Journal für die Frau
- Editor-in-chief: Stefan Lewerenz
- Categories: Women's magazine
- Frequency: Biweekly
- Founded: 1978
- First issue: 30 August 1978
- Final issue: January 2005
- Company: Axel Springer Verlag (1978–2005); Burda Verlag (2005);
- Country: Germany
- Based in: Hamburg
- Language: German

= Journal für die Frau =

Biweekly women's magazine based in Hamburg, Germany (1978–2005)

Journal für die Frau was a biweekly women's magazine that existed between 1978 and 2005. It was headquartered in Hamburg, Germany.

==History and profile==
The magazine was established in 1978 with the name Journal für Haushalt und Familie. The first issue of the magazine appeared on 30 August 1978 and was published on a monthly basis.

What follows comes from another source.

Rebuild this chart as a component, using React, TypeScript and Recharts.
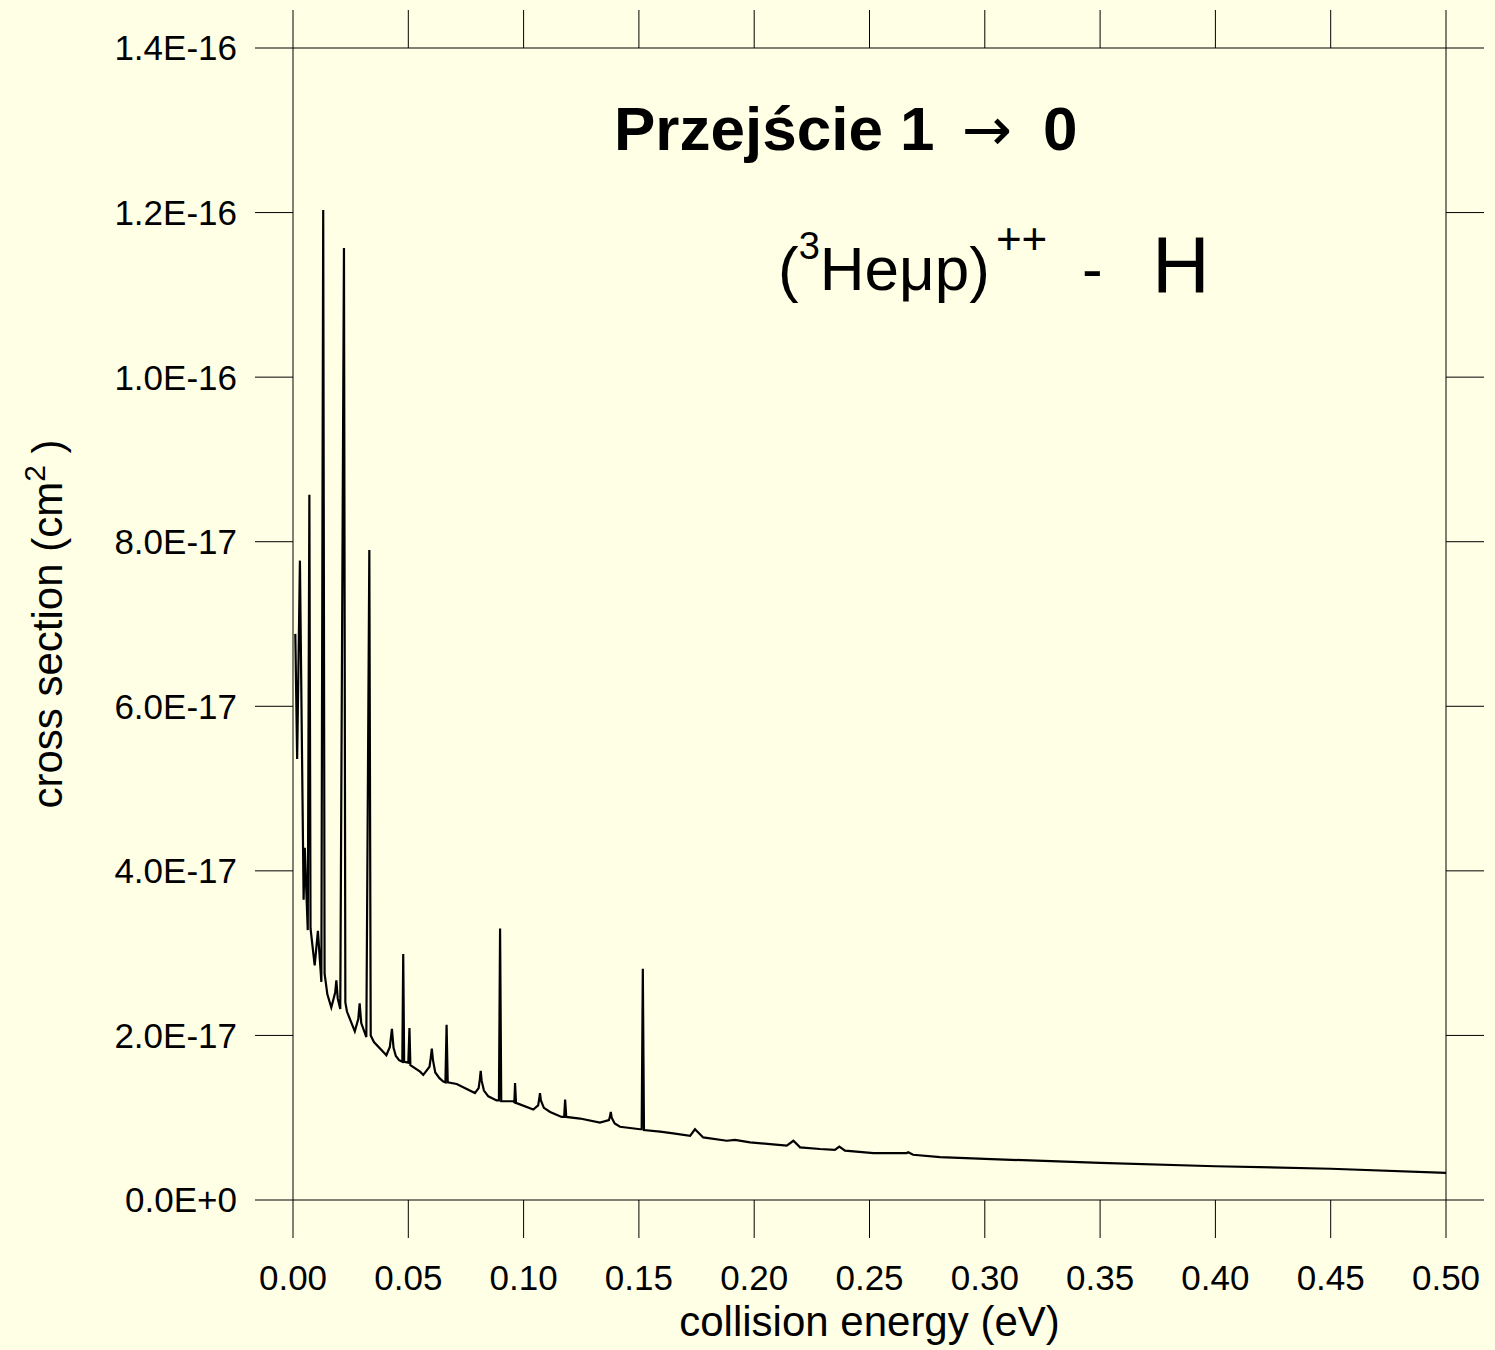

In October 1980 it was renamed Journal für die Frau. The frequency of the magazine was switched to biweekly on 19 October 1983. Its headquarters was in Hamburg. The market share of Journal für die Frau was 15,5% in 2000 in terms of subscription. In 2001 the website of the magazine was launched. Target audience of Journal für die Frau was women aged 40-49. Stefan Lewerenz was one of the editors-in-chief of the magazine. In the second quarter of 2003 Journal für die Frau sold 306,312 copies.

The owner of the magazine was Axel Springer Verlag until first quarter of 2005 when Burda Verlag, a media company based in Munich, acquired it. The last issue of Journal für die Frau was published in January 2005. The new owner of the magazine, Burda, merged it with another women's magazine Freundin.